Here are some key facts about the 72-year-old Slim, who built his empire by purchasing troubled companies and turning them around.
* Slim had a tougher year in 2011, losing $5 billion of his net worth compared with 2010, according to Forbes. Since joining the world's top 10 richest in 2005, it was the first time Slim's fortunes have decoupled from the Mexican economy, which grew above trend last year.
* Regulators fined his Telcel mobile unit about $1 billion, a sanction which is still pending. They also stymied his plans to enter Mexico's television market and forced him to slash the fees he charges rivals to use his phone network.
* His cash-making juggernaut America Movil has slowed dramatically. Annual growth in earnings before interest, tax, depreciation and amortization (EBITDA) at the company has shrunk from 51 percent in the first quarter of 2007 to 3.9 percent in the fourth quarter of 2011.
* A report in January from the Organisation for Co-operation and Development added to pressure on Slim, saying that from 2005 to 2009, Mexican consumers overpaid for phone and Internet services by $13.4 billion, with high fees disproportionately hitting the poor.
* Born in Mexico on January 28, 1940, and an engineer by profession, Slim is the son of a Lebanese immigrant who built a small fortune by purchasing properties at cheap prices during the Mexican Revolution.
* Despite his immense wealth - equivalent to nearly 6 percent of Mexico's annual economic output - the father of six keeps a fairly discreet security staff and, unlike many other Mexican businessmen, avoids ostentatious displays of wealth.
* Slim's three sons - Carlos, Marco Antonio and Patricio - hold key positions at his companies Telmex, the fixed-line phone giant, America Movil and conglomerate Grupo Carso.

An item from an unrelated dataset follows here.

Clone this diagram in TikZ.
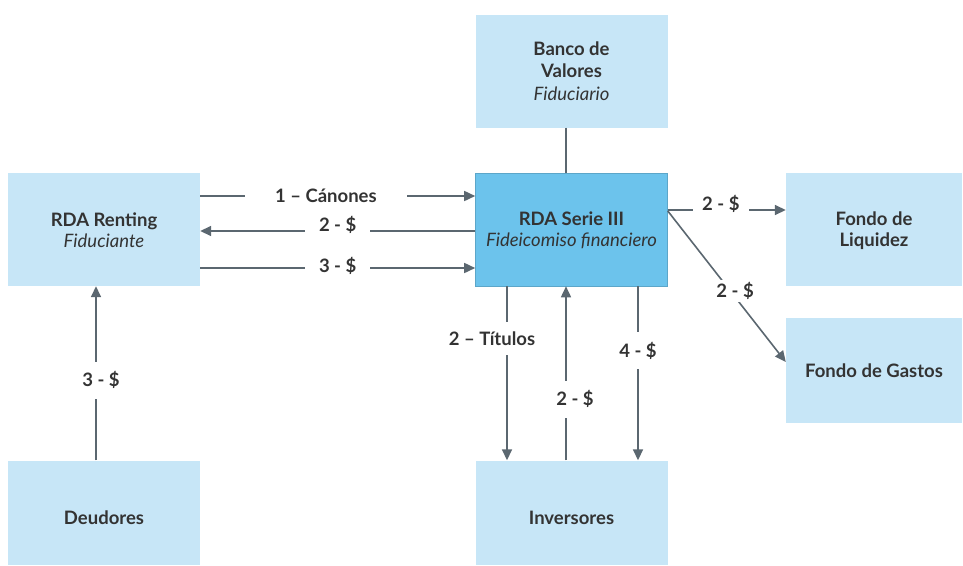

* The tycoon also has stakes in a host of companies ranging from New York Times Co, retailer Saks Inc, mining firm Frisco and banking firm Grupo Financiero Inbursa.
* An avid art collector, he is believed to own the largest number of sculptures by Auguste Rodin outside France. These are displayed at a newly built museum in Mexico City, named after Slim's late wife, Soumaya.
* Slim has channeled billions of dollars into philanthropic causes, but keeps a tighter rein on his fortune than his U.S. peers Bill Gates and Warren Buffett, famously saying that businessmen did more good by creating jobs and investment than "by being Santa Claus."